Problem requirements:
Repeat the lines below exactly as written, please, from the line with "Convert this chart to Plotly code." to the line with "fig = make_subplots(rows=2, cols=1, vertical_spacing=0.0)", both lines included, and no others.

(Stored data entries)
_ _ _ _
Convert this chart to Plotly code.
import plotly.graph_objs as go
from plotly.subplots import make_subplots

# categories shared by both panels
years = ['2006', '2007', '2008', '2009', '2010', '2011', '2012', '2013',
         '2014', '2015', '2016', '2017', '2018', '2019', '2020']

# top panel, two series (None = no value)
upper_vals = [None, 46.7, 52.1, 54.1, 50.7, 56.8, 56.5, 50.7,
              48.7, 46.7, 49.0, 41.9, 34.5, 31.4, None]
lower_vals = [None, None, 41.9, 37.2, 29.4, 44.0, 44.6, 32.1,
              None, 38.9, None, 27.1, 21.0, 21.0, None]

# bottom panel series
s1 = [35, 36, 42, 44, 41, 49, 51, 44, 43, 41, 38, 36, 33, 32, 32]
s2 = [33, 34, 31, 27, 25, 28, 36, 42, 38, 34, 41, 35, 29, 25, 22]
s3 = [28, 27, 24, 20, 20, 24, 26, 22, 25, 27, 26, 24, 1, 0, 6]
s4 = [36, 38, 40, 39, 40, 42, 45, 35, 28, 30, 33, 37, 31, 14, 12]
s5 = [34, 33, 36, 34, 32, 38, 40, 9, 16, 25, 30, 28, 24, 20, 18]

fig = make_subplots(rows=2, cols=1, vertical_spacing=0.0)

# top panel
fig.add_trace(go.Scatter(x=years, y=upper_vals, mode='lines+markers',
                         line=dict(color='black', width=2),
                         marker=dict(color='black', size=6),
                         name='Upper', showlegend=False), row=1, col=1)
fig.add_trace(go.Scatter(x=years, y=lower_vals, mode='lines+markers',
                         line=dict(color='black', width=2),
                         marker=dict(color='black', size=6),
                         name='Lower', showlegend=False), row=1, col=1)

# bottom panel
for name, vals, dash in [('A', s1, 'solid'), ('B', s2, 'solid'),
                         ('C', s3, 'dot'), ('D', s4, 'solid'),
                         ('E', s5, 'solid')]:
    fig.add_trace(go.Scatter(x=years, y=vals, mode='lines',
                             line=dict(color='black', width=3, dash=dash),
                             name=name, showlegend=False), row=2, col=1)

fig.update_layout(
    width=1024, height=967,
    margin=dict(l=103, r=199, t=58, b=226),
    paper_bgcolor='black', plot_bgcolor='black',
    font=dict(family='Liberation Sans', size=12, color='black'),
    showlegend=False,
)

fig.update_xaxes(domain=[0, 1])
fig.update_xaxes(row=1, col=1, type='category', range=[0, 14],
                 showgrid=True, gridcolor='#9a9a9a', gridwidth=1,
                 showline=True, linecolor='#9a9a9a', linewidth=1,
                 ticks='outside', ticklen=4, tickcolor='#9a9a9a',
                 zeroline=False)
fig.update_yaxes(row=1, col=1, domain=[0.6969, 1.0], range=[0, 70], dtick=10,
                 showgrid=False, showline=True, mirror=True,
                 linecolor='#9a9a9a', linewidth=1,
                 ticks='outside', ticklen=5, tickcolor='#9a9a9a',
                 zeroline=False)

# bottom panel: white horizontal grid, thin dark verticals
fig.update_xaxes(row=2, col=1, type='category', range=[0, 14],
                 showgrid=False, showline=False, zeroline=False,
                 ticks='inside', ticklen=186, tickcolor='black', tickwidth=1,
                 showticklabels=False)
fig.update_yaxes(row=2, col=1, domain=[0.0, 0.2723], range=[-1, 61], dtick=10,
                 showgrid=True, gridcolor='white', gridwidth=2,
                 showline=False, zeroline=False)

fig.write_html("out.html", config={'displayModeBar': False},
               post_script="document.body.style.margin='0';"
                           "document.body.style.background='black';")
_ _ _ _
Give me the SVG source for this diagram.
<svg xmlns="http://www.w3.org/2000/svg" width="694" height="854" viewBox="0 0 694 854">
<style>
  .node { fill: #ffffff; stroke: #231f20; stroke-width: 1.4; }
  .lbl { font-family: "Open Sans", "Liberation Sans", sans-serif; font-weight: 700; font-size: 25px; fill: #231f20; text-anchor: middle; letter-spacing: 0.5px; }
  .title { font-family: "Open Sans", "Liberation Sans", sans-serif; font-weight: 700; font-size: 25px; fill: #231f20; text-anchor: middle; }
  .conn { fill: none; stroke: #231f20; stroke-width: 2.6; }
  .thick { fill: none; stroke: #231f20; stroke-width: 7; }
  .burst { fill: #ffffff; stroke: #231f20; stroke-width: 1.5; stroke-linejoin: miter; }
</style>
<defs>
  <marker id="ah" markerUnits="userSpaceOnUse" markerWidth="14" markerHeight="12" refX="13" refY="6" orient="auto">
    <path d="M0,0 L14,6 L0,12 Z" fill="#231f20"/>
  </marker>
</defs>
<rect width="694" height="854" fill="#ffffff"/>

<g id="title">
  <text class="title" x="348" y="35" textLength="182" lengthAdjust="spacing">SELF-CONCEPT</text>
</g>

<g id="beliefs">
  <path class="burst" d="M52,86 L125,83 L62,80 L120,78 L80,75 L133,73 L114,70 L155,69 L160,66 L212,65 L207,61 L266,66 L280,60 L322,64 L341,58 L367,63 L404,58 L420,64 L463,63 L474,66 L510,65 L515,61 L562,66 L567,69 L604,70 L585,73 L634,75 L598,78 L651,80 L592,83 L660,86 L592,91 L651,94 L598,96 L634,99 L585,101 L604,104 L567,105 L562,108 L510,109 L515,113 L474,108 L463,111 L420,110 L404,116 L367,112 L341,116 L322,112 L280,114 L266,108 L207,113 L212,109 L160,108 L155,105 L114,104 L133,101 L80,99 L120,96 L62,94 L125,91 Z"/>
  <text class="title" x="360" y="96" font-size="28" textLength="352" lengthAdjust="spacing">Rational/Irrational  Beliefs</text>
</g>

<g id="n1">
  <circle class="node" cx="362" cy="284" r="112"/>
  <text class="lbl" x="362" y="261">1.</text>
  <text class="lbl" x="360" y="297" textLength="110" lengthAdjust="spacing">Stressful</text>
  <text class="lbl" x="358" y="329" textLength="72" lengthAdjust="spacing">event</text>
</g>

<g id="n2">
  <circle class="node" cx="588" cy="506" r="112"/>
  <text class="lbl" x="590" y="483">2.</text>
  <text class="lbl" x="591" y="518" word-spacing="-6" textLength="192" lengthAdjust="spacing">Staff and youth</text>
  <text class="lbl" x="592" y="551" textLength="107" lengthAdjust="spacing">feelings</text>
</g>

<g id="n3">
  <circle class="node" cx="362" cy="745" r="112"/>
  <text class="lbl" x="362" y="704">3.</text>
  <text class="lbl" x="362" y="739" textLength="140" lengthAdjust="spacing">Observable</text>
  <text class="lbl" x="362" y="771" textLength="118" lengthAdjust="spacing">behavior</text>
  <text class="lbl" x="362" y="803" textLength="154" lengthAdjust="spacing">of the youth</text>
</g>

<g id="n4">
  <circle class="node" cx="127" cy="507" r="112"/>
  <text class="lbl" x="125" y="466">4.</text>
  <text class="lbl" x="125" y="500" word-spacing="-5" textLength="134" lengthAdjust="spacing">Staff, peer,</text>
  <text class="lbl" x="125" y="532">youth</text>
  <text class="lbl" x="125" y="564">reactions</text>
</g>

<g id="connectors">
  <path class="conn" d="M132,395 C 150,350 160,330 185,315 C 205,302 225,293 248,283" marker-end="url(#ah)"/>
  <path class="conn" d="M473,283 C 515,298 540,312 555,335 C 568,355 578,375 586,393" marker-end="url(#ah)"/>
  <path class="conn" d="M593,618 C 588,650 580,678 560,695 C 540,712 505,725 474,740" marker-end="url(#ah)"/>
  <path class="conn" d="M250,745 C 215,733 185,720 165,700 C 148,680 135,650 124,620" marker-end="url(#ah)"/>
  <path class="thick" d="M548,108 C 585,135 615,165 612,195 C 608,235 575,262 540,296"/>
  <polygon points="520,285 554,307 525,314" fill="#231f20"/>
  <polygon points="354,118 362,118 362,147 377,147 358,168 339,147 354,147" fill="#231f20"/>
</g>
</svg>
_ _ _ _
Solution for this problem:
Convert this chart to Plotly code.
import plotly.graph_objs as go
from plotly.subplots import make_subplots

# categories shared by both panels
years = ['2006', '2007', '2008', '2009', '2010', '2011', '2012', '2013',
         '2014', '2015', '2016', '2017', '2018', '2019', '2020']

# top panel, two series (None = no value)
upper_vals = [None, 46.7, 52.1, 54.1, 50.7, 56.8, 56.5, 50.7,
              48.7, 46.7, 49.0, 41.9, 34.5, 31.4, None]
lower_vals = [None, None, 41.9, 37.2, 29.4, 44.0, 44.6, 32.1,
              None, 38.9, None, 27.1, 21.0, 21.0, None]

# bottom panel series
s1 = [35, 36, 42, 44, 41, 49, 51, 44, 43, 41, 38, 36, 33, 32, 32]
s2 = [33, 34, 31, 27, 25, 28, 36, 42, 38, 34, 41, 35, 29, 25, 22]
s3 = [28, 27, 24, 20, 20, 24, 26, 22, 25, 27, 26, 24, 1, 0, 6]
s4 = [36, 38, 40, 39, 40, 42, 45, 35, 28, 30, 33, 37, 31, 14, 12]
s5 = [34, 33, 36, 34, 32, 38, 40, 9, 16, 25, 30, 28, 24, 20, 18]

fig = make_subplots(rows=2, cols=1, vertical_spacing=0.0)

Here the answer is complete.